DIRECTIONS FOR THIS TASK: Repeat, exactly and only, the lines from the beginning of the data through the line with "const aA = [242.3, 306.3], aB". Pictures are left out.
▶
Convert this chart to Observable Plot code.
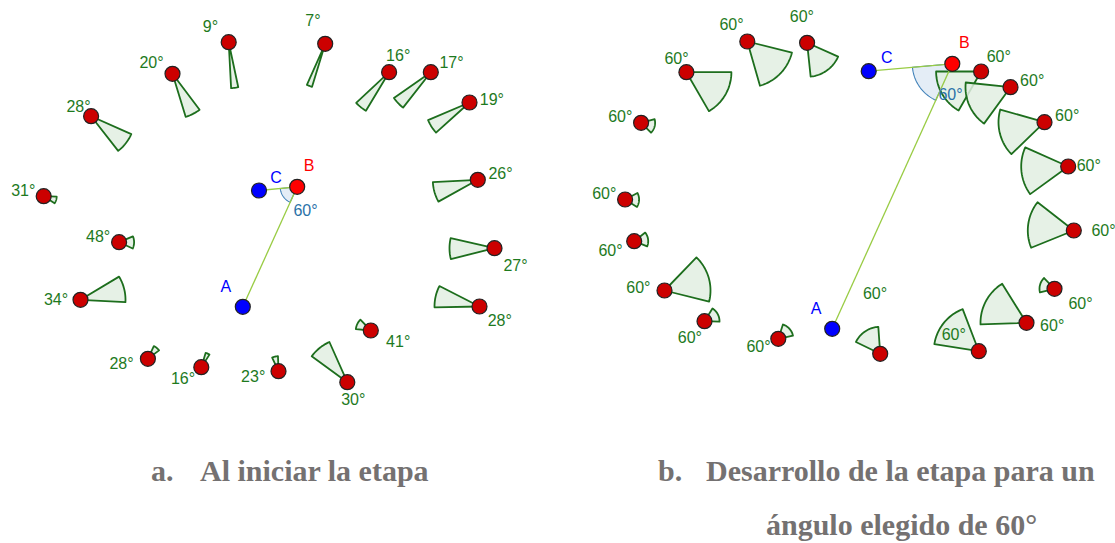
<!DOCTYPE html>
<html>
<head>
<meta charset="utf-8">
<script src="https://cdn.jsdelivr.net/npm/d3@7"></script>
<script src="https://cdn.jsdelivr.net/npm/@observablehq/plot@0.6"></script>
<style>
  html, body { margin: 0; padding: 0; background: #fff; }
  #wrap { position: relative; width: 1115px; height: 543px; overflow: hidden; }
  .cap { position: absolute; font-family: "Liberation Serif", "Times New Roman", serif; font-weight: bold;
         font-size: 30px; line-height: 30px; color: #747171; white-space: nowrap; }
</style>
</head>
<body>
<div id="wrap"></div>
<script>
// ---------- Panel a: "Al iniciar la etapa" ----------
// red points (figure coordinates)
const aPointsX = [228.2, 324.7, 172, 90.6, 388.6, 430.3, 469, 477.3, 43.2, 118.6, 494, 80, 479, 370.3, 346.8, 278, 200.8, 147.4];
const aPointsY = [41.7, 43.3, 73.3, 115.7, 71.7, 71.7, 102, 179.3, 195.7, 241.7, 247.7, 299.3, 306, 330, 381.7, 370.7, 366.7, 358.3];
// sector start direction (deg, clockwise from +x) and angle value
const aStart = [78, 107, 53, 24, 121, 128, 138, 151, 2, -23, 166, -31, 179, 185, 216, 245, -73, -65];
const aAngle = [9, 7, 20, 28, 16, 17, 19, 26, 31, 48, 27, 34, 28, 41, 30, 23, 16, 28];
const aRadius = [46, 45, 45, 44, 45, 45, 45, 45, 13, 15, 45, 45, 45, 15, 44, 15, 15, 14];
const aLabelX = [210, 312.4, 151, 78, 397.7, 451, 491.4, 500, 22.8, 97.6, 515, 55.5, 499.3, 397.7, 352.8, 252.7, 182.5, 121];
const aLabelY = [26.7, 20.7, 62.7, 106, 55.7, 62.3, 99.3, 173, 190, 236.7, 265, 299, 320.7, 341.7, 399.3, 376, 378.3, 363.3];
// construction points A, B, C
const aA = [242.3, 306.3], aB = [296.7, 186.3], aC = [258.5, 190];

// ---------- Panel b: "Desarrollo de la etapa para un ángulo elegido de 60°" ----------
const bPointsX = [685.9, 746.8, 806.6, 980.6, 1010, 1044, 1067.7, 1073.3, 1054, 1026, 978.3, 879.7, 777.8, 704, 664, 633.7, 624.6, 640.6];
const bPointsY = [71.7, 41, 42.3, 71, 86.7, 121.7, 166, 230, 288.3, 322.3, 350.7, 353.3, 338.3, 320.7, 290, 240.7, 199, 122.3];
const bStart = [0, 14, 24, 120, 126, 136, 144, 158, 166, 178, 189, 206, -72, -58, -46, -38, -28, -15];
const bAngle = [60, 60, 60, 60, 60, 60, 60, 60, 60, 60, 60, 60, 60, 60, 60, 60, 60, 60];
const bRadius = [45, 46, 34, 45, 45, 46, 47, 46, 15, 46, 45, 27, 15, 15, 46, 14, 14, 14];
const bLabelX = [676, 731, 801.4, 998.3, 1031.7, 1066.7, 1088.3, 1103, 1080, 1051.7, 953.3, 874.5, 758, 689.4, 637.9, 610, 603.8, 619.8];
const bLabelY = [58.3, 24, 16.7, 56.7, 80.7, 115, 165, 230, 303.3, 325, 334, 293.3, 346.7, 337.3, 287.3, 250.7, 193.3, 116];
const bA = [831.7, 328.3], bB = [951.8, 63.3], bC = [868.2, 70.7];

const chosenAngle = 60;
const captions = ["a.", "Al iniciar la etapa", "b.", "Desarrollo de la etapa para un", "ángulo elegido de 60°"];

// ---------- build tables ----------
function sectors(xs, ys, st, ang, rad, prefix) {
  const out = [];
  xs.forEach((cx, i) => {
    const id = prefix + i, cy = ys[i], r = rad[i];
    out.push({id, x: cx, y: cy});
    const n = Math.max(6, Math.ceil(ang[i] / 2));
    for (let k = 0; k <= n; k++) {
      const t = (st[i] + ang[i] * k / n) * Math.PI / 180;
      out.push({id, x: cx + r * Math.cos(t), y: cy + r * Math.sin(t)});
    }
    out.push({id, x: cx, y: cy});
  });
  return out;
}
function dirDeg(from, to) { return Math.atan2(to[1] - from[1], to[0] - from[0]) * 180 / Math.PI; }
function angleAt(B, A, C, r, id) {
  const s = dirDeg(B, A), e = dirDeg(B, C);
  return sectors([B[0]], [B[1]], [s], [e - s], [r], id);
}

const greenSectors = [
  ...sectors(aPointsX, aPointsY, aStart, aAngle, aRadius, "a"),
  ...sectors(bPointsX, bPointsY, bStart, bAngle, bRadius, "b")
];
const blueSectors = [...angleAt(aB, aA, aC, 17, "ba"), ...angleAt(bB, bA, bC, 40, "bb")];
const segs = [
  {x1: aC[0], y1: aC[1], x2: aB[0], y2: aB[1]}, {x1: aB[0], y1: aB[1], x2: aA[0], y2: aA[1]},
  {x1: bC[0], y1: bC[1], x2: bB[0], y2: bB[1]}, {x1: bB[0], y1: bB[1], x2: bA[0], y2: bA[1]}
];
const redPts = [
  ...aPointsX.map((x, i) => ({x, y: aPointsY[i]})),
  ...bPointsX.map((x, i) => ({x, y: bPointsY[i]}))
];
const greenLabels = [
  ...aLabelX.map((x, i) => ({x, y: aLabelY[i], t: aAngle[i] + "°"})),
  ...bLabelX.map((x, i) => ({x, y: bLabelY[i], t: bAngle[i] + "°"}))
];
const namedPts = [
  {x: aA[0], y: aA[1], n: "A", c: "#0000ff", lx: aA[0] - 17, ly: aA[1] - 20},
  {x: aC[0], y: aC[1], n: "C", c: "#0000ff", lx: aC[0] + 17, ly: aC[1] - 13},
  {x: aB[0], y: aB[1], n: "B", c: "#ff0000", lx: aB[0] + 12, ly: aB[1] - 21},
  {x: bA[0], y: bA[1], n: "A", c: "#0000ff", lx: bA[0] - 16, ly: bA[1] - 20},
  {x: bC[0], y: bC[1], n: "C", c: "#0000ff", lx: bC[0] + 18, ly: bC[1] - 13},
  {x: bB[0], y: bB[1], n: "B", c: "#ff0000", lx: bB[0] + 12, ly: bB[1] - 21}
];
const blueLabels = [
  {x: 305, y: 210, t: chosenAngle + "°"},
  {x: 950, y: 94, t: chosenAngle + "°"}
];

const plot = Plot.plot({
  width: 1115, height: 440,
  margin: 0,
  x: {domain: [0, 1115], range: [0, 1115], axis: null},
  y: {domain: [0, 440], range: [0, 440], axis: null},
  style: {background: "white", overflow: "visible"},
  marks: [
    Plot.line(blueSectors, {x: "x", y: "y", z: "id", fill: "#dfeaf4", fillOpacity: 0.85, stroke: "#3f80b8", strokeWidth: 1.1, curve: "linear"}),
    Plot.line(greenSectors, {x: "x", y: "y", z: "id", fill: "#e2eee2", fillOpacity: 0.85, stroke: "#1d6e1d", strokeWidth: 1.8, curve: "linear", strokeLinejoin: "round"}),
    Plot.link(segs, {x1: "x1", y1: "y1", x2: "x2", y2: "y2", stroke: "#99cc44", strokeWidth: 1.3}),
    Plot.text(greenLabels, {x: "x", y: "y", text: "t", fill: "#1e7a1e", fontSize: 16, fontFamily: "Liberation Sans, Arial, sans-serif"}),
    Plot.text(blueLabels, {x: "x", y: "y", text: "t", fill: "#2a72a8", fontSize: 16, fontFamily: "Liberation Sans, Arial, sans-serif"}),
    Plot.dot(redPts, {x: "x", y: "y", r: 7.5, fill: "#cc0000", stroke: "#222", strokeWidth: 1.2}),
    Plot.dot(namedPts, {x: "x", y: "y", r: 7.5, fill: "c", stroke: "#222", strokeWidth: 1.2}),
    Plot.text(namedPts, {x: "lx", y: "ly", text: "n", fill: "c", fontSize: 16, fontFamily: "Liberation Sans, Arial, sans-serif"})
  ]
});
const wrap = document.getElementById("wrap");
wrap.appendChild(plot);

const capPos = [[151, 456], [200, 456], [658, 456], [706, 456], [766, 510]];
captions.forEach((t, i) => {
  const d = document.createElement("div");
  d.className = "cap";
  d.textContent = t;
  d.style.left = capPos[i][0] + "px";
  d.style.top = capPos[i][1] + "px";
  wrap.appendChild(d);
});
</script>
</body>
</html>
◀
FULL OUTPUT:
Convert this chart to Observable Plot code.
<!DOCTYPE html>
<html>
<head>
<meta charset="utf-8">
<script src="https://cdn.jsdelivr.net/npm/d3@7"></script>
<script src="https://cdn.jsdelivr.net/npm/@observablehq/plot@0.6"></script>
<style>
  html, body { margin: 0; padding: 0; background: #fff; }
  #wrap { position: relative; width: 1115px; height: 543px; overflow: hidden; }
  .cap { position: absolute; font-family: "Liberation Serif", "Times New Roman", serif; font-weight: bold;
         font-size: 30px; line-height: 30px; color: #747171; white-space: nowrap; }
</style>
</head>
<body>
<div id="wrap"></div>
<script>
// ---------- Panel a: "Al iniciar la etapa" ----------
// red points (figure coordinates)
const aPointsX = [228.2, 324.7, 172, 90.6, 388.6, 430.3, 469, 477.3, 43.2, 118.6, 494, 80, 479, 370.3, 346.8, 278, 200.8, 147.4];
const aPointsY = [41.7, 43.3, 73.3, 115.7, 71.7, 71.7, 102, 179.3, 195.7, 241.7, 247.7, 299.3, 306, 330, 381.7, 370.7, 366.7, 358.3];
// sector start direction (deg, clockwise from +x) and angle value
const aStart = [78, 107, 53, 24, 121, 128, 138, 151, 2, -23, 166, -31, 179, 185, 216, 245, -73, -65];
const aAngle = [9, 7, 20, 28, 16, 17, 19, 26, 31, 48, 27, 34, 28, 41, 30, 23, 16, 28];
const aRadius = [46, 45, 45, 44, 45, 45, 45, 45, 13, 15, 45, 45, 45, 15, 44, 15, 15, 14];
const aLabelX = [210, 312.4, 151, 78, 397.7, 451, 491.4, 500, 22.8, 97.6, 515, 55.5, 499.3, 397.7, 352.8, 252.7, 182.5, 121];
const aLabelY = [26.7, 20.7, 62.7, 106, 55.7, 62.3, 99.3, 173, 190, 236.7, 265, 299, 320.7, 341.7, 399.3, 376, 378.3, 363.3];
// construction points A, B, C
const aA = [242.3, 306.3], aB = [296.7, 186.3], aC = [258.5, 190];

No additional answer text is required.